◆ TASK OBJECTIVE:
Copy the lines below as they are; omit the images they contain.

◆ GIVEN DATA:
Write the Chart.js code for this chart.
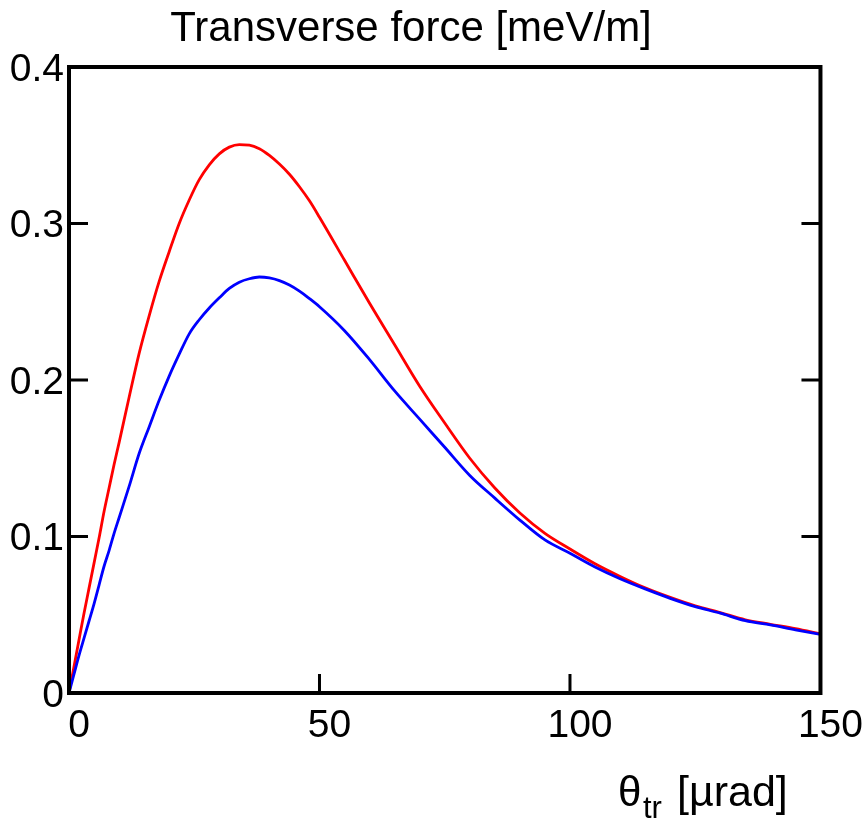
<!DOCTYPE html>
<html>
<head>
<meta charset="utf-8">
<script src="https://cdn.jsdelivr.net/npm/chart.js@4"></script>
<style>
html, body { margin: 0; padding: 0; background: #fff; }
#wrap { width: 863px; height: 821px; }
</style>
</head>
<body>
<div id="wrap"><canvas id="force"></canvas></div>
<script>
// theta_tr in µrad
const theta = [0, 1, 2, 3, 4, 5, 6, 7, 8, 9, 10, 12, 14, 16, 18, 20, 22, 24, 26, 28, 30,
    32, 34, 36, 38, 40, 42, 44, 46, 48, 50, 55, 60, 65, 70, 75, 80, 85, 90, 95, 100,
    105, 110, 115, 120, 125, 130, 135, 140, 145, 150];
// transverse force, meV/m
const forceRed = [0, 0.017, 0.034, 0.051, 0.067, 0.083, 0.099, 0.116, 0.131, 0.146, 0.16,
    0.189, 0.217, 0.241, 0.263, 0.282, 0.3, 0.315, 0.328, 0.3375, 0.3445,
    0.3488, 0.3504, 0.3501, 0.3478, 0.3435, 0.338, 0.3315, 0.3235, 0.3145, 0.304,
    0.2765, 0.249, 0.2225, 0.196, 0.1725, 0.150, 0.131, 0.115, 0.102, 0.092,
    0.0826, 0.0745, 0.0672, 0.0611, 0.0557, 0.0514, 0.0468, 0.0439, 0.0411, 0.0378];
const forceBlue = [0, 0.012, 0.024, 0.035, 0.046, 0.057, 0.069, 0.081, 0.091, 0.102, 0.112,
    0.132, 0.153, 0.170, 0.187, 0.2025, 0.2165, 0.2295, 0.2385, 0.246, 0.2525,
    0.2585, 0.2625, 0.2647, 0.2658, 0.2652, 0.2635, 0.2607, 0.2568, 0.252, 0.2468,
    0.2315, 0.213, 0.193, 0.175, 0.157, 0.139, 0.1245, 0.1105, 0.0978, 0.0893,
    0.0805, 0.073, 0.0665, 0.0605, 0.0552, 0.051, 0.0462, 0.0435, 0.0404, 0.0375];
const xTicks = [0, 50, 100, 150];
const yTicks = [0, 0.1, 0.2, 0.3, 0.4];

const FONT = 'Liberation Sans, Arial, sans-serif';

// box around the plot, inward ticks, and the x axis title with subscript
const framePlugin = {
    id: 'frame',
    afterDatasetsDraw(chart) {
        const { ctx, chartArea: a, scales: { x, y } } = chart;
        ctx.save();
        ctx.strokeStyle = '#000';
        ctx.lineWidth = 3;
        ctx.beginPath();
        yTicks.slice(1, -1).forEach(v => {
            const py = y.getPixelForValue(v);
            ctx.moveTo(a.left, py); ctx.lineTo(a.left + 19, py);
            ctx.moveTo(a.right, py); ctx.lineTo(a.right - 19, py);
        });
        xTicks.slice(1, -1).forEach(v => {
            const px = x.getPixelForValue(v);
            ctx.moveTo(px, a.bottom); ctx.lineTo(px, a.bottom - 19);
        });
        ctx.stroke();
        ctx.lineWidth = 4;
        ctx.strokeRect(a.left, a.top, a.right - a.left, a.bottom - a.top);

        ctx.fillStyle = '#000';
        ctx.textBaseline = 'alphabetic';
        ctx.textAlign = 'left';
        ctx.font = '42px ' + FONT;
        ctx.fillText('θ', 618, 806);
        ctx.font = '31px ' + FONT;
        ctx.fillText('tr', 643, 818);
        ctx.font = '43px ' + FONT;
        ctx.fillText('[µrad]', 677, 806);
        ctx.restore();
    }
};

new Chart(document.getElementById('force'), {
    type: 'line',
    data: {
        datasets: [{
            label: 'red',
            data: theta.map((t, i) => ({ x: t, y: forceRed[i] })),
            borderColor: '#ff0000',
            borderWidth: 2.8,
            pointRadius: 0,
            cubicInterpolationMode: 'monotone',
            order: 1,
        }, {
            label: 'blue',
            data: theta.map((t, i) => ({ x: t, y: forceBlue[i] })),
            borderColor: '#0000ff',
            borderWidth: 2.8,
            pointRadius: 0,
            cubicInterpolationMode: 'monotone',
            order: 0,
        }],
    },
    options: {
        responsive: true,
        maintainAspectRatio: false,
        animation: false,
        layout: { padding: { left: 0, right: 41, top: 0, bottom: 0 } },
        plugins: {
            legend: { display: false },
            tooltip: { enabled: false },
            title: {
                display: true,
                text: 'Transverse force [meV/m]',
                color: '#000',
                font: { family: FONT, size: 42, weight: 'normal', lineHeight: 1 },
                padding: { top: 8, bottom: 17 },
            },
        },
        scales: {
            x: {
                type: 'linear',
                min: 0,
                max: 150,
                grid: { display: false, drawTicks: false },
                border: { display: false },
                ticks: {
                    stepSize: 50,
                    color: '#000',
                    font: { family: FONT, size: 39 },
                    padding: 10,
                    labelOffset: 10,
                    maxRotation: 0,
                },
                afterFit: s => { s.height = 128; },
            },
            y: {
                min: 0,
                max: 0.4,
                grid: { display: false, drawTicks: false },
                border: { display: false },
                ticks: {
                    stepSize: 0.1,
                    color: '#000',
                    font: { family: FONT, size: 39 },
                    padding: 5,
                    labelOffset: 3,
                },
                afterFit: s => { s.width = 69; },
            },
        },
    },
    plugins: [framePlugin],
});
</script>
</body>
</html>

◆ WRITTEN REPLY:
Write the Chart.js code for this chart.
<!DOCTYPE html>
<html>
<head>
<meta charset="utf-8">
<script src="https://cdn.jsdelivr.net/npm/chart.js@4"></script>
<style>
html, body { margin: 0; padding: 0; background: #fff; }
#wrap { width: 863px; height: 821px; }
</style>
</head>
<body>
<div id="wrap"><canvas id="force"></canvas></div>
<script>
// theta_tr in µrad
const theta = [0, 1, 2, 3, 4, 5, 6, 7, 8, 9, 10, 12, 14, 16, 18, 20, 22, 24, 26, 28, 30,
    32, 34, 36, 38, 40, 42, 44, 46, 48, 50, 55, 60, 65, 70, 75, 80, 85, 90, 95, 100,
    105, 110, 115, 120, 125, 130, 135, 140, 145, 150];
// transverse force, meV/m
const forceRed = [0, 0.017, 0.034, 0.051, 0.067, 0.083, 0.099, 0.116, 0.131, 0.146, 0.16,
    0.189, 0.217, 0.241, 0.263, 0.282, 0.3, 0.315, 0.328, 0.3375, 0.3445,
    0.3488, 0.3504, 0.3501, 0.3478, 0.3435, 0.338, 0.3315, 0.3235, 0.3145, 0.304,
    0.2765, 0.249, 0.2225, 0.196, 0.1725, 0.150, 0.131, 0.115, 0.102, 0.092,
    0.0826, 0.0745, 0.0672, 0.0611, 0.0557, 0.0514, 0.0468, 0.0439, 0.0411, 0.0378];
const forceBlue = [0, 0.012, 0.024, 0.035, 0.046, 0.057, 0.069, 0.081, 0.091, 0.102, 0.112,
    0.132, 0.153, 0.170, 0.187, 0.2025, 0.2165, 0.2295, 0.2385, 0.246, 0.2525,
    0.2585, 0.2625, 0.2647, 0.2658, 0.2652, 0.2635, 0.2607, 0.2568, 0.252, 0.2468,
    0.2315, 0.213, 0.193, 0.175, 0.157, 0.139, 0.1245, 0.1105, 0.0978, 0.0893,
    0.0805, 0.073, 0.0665, 0.0605, 0.0552, 0.051, 0.0462, 0.0435, 0.0404, 0.0375];
const xTicks = [0, 50, 100, 150];
const yTicks = [0, 0.1, 0.2, 0.3, 0.4];

const FONT = 'Liberation Sans, Arial, sans-serif';

// box around the plot, inward ticks, and the x axis title with subscript
const framePlugin = {
    id: 'frame',
    afterDatasetsDraw(chart) {
        const { ctx, chartArea: a, scales: { x, y } } = chart;
        ctx.save();
        ctx.strokeStyle = '#000';
        ctx.lineWidth = 3;
        ctx.beginPath();
        yTicks.slice(1, -1).forEach(v => {
            const py = y.getPixelForValue(v);
            ctx.moveTo(a.left, py); ctx.lineTo(a.left + 19, py);
            ctx.moveTo(a.right, py); ctx.lineTo(a.right - 19, py);
        });
        xTicks.slice(1, -1).forEach(v => {
            const px = x.getPixelForValue(v);
            ctx.moveTo(px, a.bottom); ctx.lineTo(px, a.bottom - 19);
        });
        ctx.stroke();
        ctx.lineWidth = 4;
        ctx.strokeRect(a.left, a.top, a.right - a.left, a.bottom - a.top);

        ctx.fillStyle = '#000';
        ctx.textBaseline = 'alphabetic';
        ctx.textAlign = 'left';
        ctx.font = '42px ' + FONT;
        ctx.fillText('θ', 618, 806);
        ctx.font = '31px ' + FONT;
        ctx.fillText('tr', 643, 818);
        ctx.font = '43px ' + FONT;
        ctx.fillText('[µrad]', 677, 806);
        ctx.restore();
    }
};

new Chart(document.getElementById('force'), {
    type: 'line',
    data: {
        datasets: [{
            label: 'red',
            data: theta.map((t, i) => ({ x: t, y: forceRed[i] })),
            borderColor: '#ff0000',
            borderWidth: 2.8,
            pointRadius: 0,
            cubicInterpolationMode: 'monotone',
            order: 1,
        }, {
            label: 'blue',
            data: theta.map((t, i) => ({ x: t, y: forceBlue[i] })),
            borderColor: '#0000ff',
            borderWidth: 2.8,
            pointRadius: 0,
            cubicInterpolationMode: 'monotone',
            order: 0,
        }],
    },
    options: {
        responsive: true,
        maintainAspectRatio: false,
        animation: false,
        layout: { padding: { left: 0, right: 41, top: 0, bottom: 0 } },
        plugins: {
            legend: { display: false },
            tooltip: { enabled: false },
            title: {
                display: true,
                text: 'Transverse force [meV/m]',
                color: '#000',
                font: { family: FONT, size: 42, weight: 'normal', lineHeight: 1 },
                padding: { top: 8, bottom: 17 },
            },
        },
        scales: {
            x: {
                type: 'linear',
                min: 0,
                max: 150,
                grid: { display: false, drawTicks: false },
                border: { display: false },
                ticks: {
                    stepSize: 50,
                    color: '#000',
                    font: { family: FONT, size: 39 },
                    padding: 10,
                    labelOffset: 10,
                    maxRotation: 0,
                },
                afterFit: s => { s.height = 128; },
            },
            y: {
                min: 0,
                max: 0.4,
                grid: { display: false, drawTicks: false },
                border: { display: false },
                ticks: {
                    stepSize: 0.1,
                    color: '#000',
                    font: { family: FONT, size: 39 },
                    padding: 5,
                    labelOffset: 3,
                },
                afterFit: s => { s.width = 69; },
            },
        },
    },
    plugins: [framePlugin],
});
</script>
</body>
</html>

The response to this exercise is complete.